Rebalancing plays a crucial role in ongoing portfolio management, both to ensure that the overall risk of the portfolio doesn’t drift higher (as risky investments can outcompound the conservative ones in the long run), and to potentially take advantage of sell-high buy-low opportunities. The caveat: it’s not entirely clear how often a portfolio should be rebalanced, in order to achieve these goals.
The conventional wisdom is to rebalance a portfolio at least once per year, and possibly even more frequently, such as quarterly or monthly. A deeper look, however, reveals that more frequent rebalancing will on average have little impact on risk reduction, even less benefit from a return perspective, and just racks up unnecessary transaction costs along the way.
Instead, the research suggests a superior rebalancing methodology is to allow portfolio allocations to drift slightly, and trigger a rebalancing trade only if a target threshold is reached. If the investments grow in line and the relative weightings don’t change, no rebalancing trade occurs. However, if these “rebalancing tolerance bands” are breached, the investment – and only the investment – that crosses the line, is then bought or sold to bring it back within the bands.
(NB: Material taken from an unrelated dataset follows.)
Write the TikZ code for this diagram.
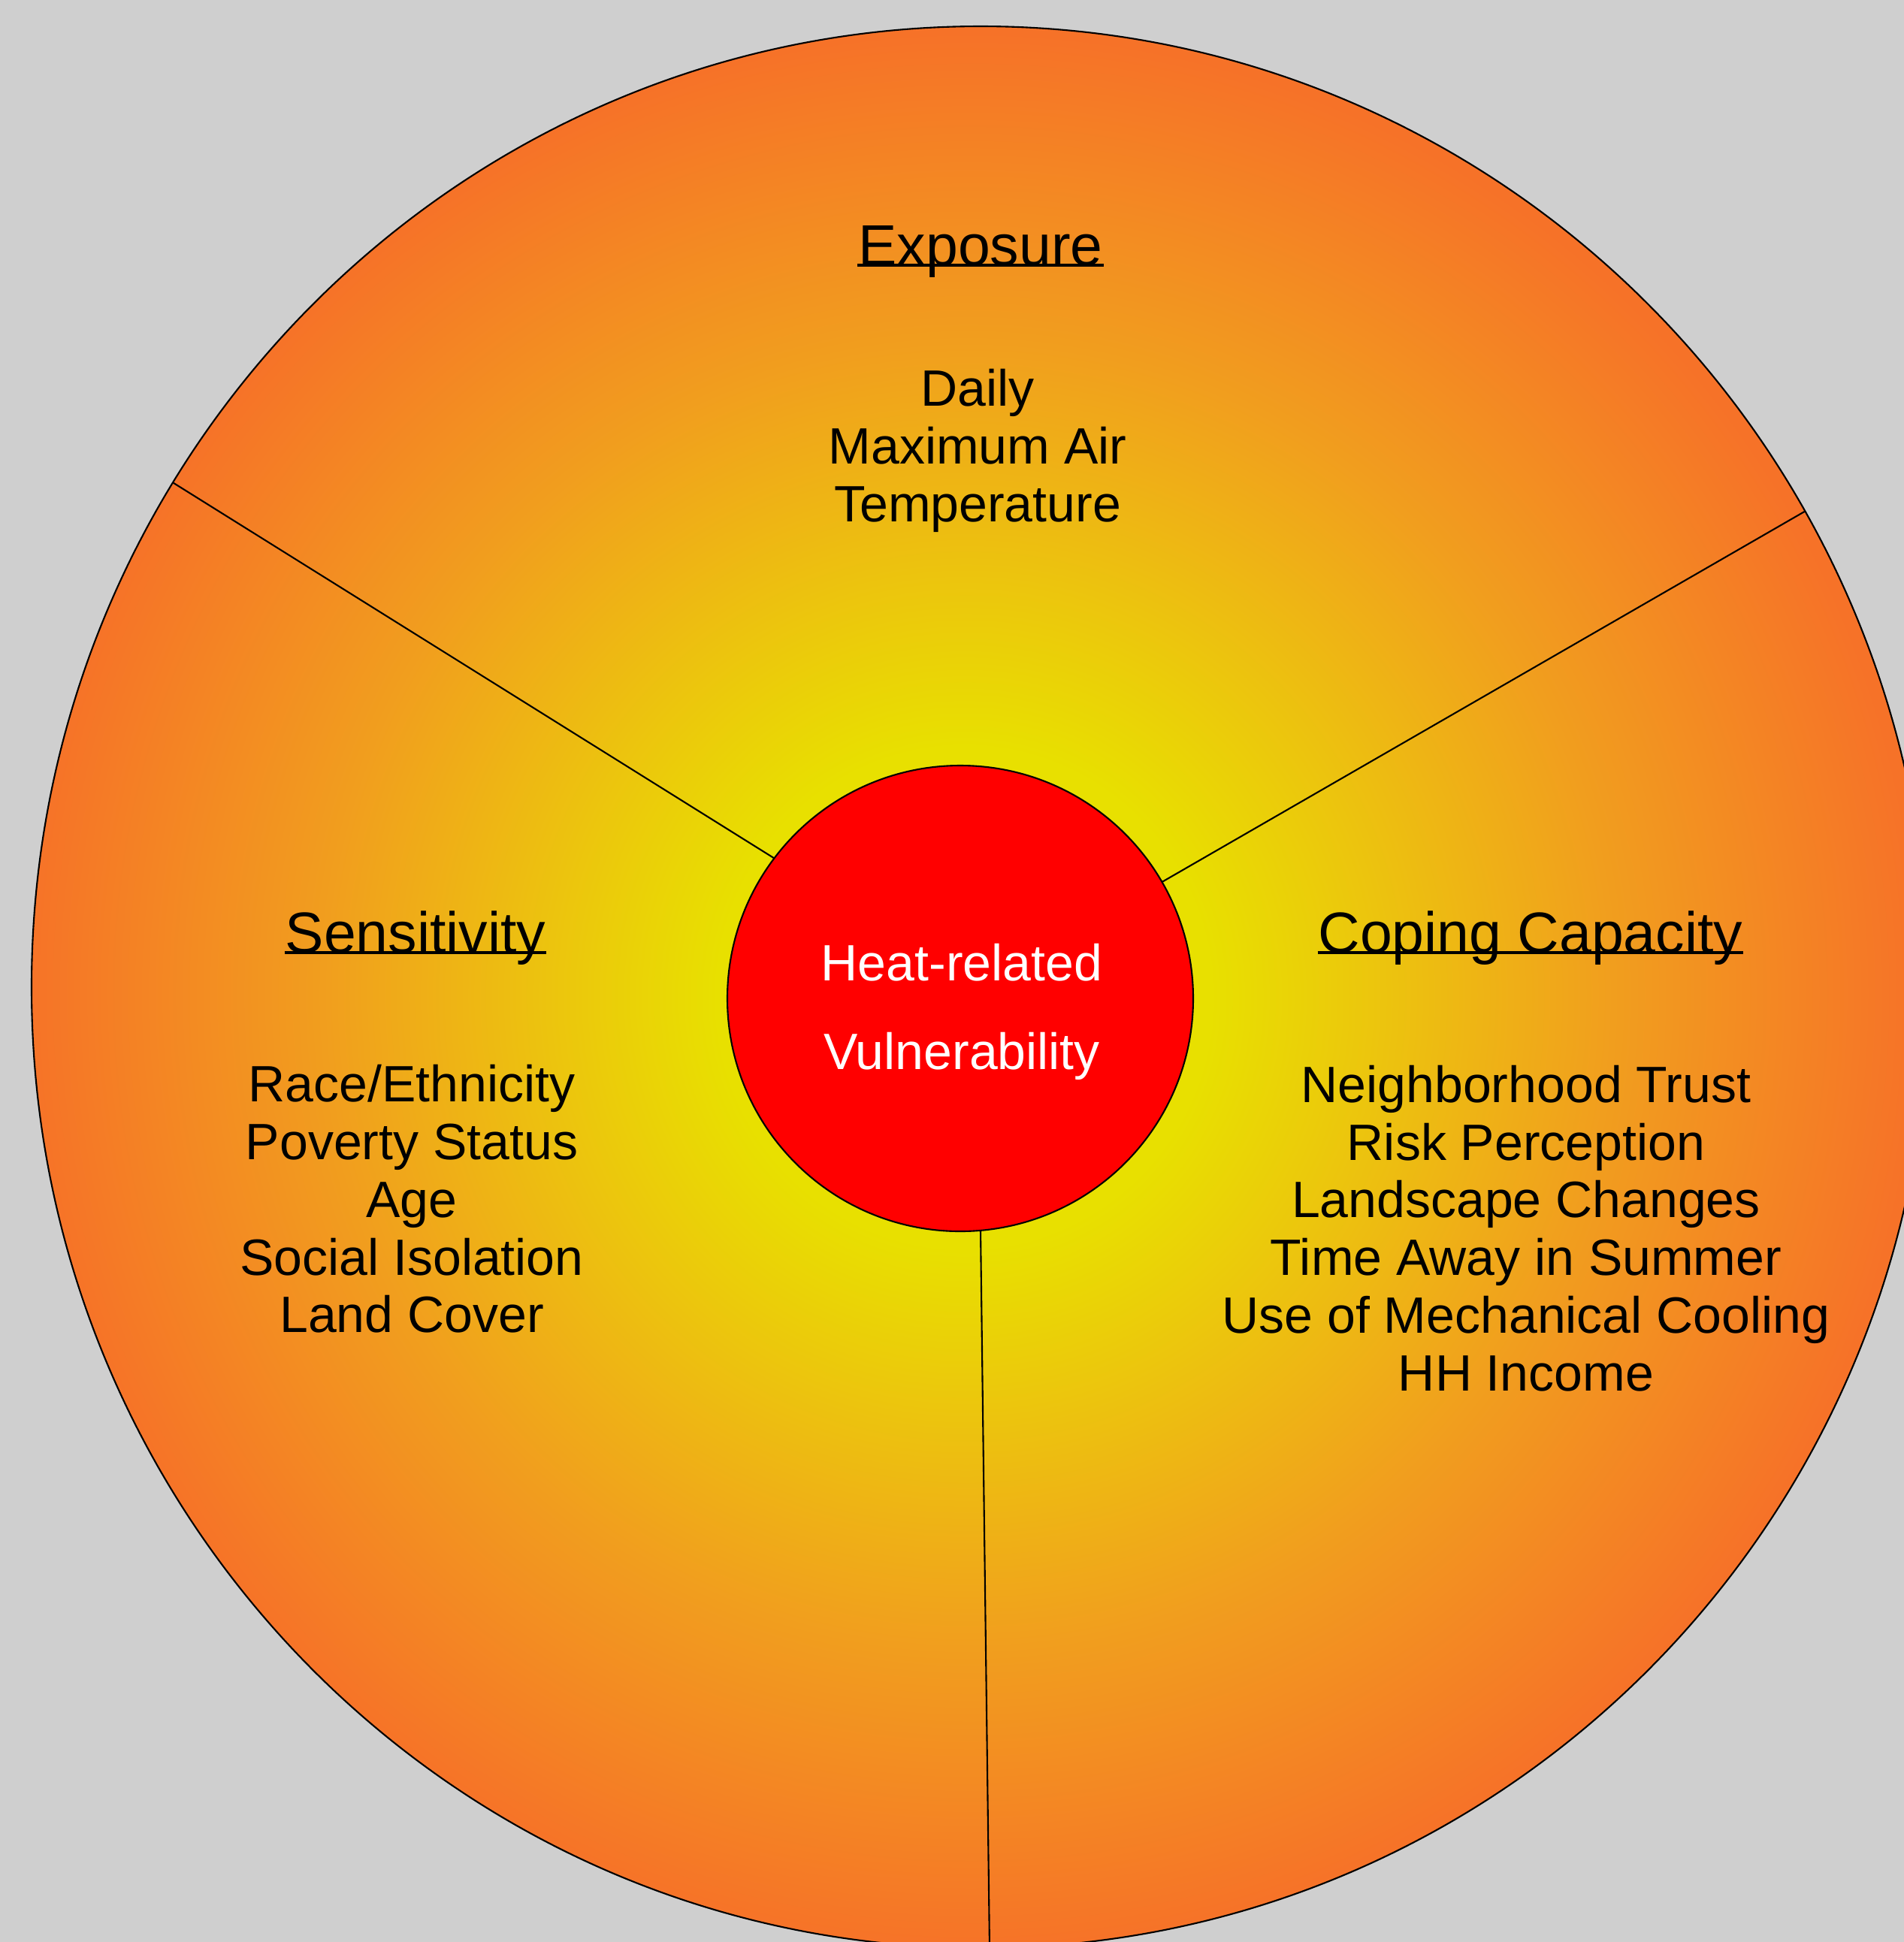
\documentclass[tikz,border=0pt]{standalone}
\usepackage{fontspec}
\setmainfont{Liberation Sans}
\usetikzlibrary{shapes.geometric}
\definecolor{bggray}{RGB}{207,207,207}
\definecolor{hotred}{RGB}{255,0,0}
\definecolor{sunyellow}{RGB}{232,224,0}
\definecolor{warmyellow}{RGB}{236,196,14}
\definecolor{midorange}{RGB}{241,158,30}
\definecolor{rimorange}{RGB}{246,114,40}
\pgfdeclareradialshading{heatglow}{\pgfpoint{-0.5bp}{-0.3bp}}{color(0bp)=(sunyellow); color(6.5bp)=(sunyellow); color(11bp)=(warmyellow); color(17bp)=(midorange); color(25bp)=(rimorange); color(50bp)=(rimorange)}
\newcommand{\bodyfont}{\fontsize{19.35pt}{21.85pt}\selectfont}
\newcommand{\corefont}{\fontsize{19.35pt}{33.6pt}\selectfont}
\newcommand{\headfont}{\fontsize{21.9pt}{25pt}\selectfont}
\tikzset{rim/.style  = {ellipse, draw, inner sep=0pt, outer sep=0pt, minimum width=25.26cm, minimum height=25.58cm, shading=heatglow},
         core/.style = {circle, draw, fill=hotred, inner sep=0pt, outer sep=0pt, minimum size=6.2cm},
         head/.style = {anchor=base, inner sep=0pt, font=\headfont},
         item/.style = {align=center, inner sep=0pt, font=\bodyfont},
         uline/.style = {line width=0.045cm, yshift=-0.125cm}}

\begin{document}
\begin{tikzpicture}[line width=0.6pt]
    \useasboundingbox (0,0) rectangle (25.34,-25.85);
    \clip (0,0) rectangle (25.34,-25.85);
    \fill[bggray] (0,0) rectangle (25.34,-25.85);
    \node[rim] (rim) at (13.05,-13.14) {};
    \node[core] (core) at (12.78,-13.29) {};
    \coordinate (rimB) at ([xshift=0.12cm]rim.south);
    \draw (core.143) -- (rim.148);
    \draw (core.30) -- (rim.30);
    \draw (core.275) -- (rimB);
    \node[item, text=white, font=\corefont] (vuln) at (12.80,-13.47) {Heat-related\\Vulnerability};
    \node[head] (expo) at (13.05,-3.53) {Exposure};
    \node[head] (sens) at (5.53,-12.68) {Sensitivity};
    \node[head] (cope) at (20.37,-12.68) {Coping Capacity};
    \draw[uline] (expo.base west) -- (expo.base east);
    \draw[uline] (sens.base west) -- (sens.base east);
    \draw[uline] (cope.base west) -- (cope.base east);
    \node[item] (expoitems) at (13.01,-6.00) {Daily\\Maximum Air\\Temperature};
    \node[item] (sensitems) at (5.48,-15.96) {Race/Ethnicity\\Poverty Status\\Age\\Social Isolation\\Land Cover};
    \node[item] (copeitems) at (20.31,-16.35) {Neighborhood Trust\\Risk Perception\\Landscape Changes\\Time Away in Summer\\Use of Mechanical Cooling\\HH Income};
\end{tikzpicture}
\end{document}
The one caveat to the process of tolerance band rebalancing is that it requires ongoing active monitoring of the portfolio itself, to ensure that you know when a threshold has been reached. Fortunately, though, a growing number of rebalancing software tools are available to help advisors track each investment, its rebalancing thresholds, and even automatically calculate and queue up the rebalancing trades necessary to bring the portfolio in line again!